Autor: Marcello Terto e Silva (*)
No apagar das luzes de 2014, a Assembleia Legislativa de Goiás editou a Emenda Constitucional (EC) 50, mais precisamente em 11 de dezembro, com o objetivo de transformar cargos de advogados e gestores jurídicos numa nova carreira paralela de procurador autárquico.
Na época, a emenda foi objeto da Ação Direta de Inconstitucionalidade (ADI) 5.215, ainda pendente de julgamento pelo Supremo Tribunal Federal, na qual se sustenta ofensa à previsão dos procuradores dos Estados e do Distrito Federal como carreira única e à regra do concurso público, haja vista a transposição de cargos.
E, desde 2015, já há pareceres da Advocacia-Geral da União (AGU) e da Procuradoria-Geral da República (PGR) favoráveis à declaração de inconstitucionalidade do artigo 92-A, inserido pela EC 50/2014 na Constituição do Estado.
Na mesma época, o Ministério Público e o Ministério Público de Contas expediram recomendações ao governador de Goiás, Marconi Perillo, para que se abstivesse de enviar projeto de lei regulamentando a procuradoria paralela, bem ainda de praticar qualquer ato administrativo de enquadramento até a sobrevinda de decisão do Supremo.
Mas, como o STF ainda não definiu o tema, o governo de Goiás se viu na liberdade de encaminhar, novamente no fim do ano, o projeto de lei que trata da procuradoria autárquica e regulamenta o dispositivo com inconstitucionalidade questionada. A Assembleia promete votar o PL 2017004957 em 12 de dezembro de 2017, terça-feira, novamente de afogadilho.

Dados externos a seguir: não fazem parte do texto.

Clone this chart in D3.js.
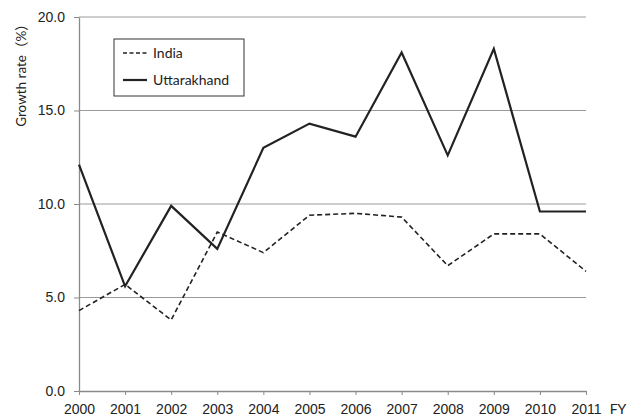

Os servidores autointitulados “procuradores autárquicos”, mesmo antes da aprovação do PL, dizem, em defesa da aprovação, que o modelo proposto seria similar ao da União, onde coexistem as carreiras dos advogados da União, que representam a administração direta, e dos procuradores federais, atuantes nas autarquias e fundações públicas federais (administração indireta).
Ocorre que a própria Constituição Federal já desenhou a Advocacia-Geral da União com diversos braços e uma única cabeça: o Advogado-Geral da União. Ali foram previstos concursos específicos para “as carreiras [plural] da instituição” (artigo 131, § 2º). A Constituição evidencia que, mesmo com diversos braços, a Advocacia-Geral da União, sob pena de não ser geral, constitui-se instituição única. É assim que a Lei Complementar 73/1993, com espelho na Constituição, agrega advogados da união, procuradores federais e procuradores da fazenda nacional, todos compreendidos na instituição una Advocacia-Geral da União.
No caso dos estados, a Constituição Federal fala em “procuradores dos Estados e do Distrito Federal, organizados em carreira” [singular]. Parece evidente o fato de, nesse caso, a Constituição ter previsto modelo de carreira única.
Além disso, a Procuradoria Federal não foi instituída mediante a transposição de gestores jurídicos e de advogados celetistas da União a procuradores federais, como se quer fazer em Goiás.
De fato, o PL 2017004957, além de criar uma carreira nova e paralela à Procuradoria-Geral do Estado, intenta provê-la integralmente, sem concurso público específico, pelos que se autodenominam “procuradores autárquicos” antes de editada a lei, que inserirá esses representantes das indiretas no quadro funcional de uma das secretarias da administração direta.
Entre os contemplados pelo projeto, há, por exemplo, gestor jurídico com remuneração atual de R$ 6,7 mil, advogado júnior (R$ 5,9 mil), analista jurídico (R$ 4,2 mil) e advogado III (R$ 26 mil). Segundo o projeto, todos passarão a receber, no mínimo, algo em torno de R$ 20 mil, daí a veemência com que defendem o projeto.
Além do substancial aumento, o projeto ainda prevê promoção post mortem, ou seja, considera promovido o procurador autárquico que vier a falecer, e piso mínimo de honorários, a serem complementados pelo Estado, se fixados judicialmente em percentual inferior.
A esperança para barrar o projeto é que o relator da ADI 5.215, ministro Luís Roberto Barroso, conceda a medida cautelar solicitada pela Associação Nacional dos Procuradores dos Estados e do DF (Anape) para suspender o artigo 92-A da Constituição Estadual e, por decorrência, a tramitação do PL 2017004957.
A não ser assim, a Constituição Federal precisará ser emendada para que a Procuradoria-Geral do Estado, não sendo mais geral, passe a se chamar Procuradoria da Administração Direta do Estado.
Autor: Marcello Terto e Silva é procurador do Estado de Goiás e conselheiro federal da Ordem dos Advogados do Brasil.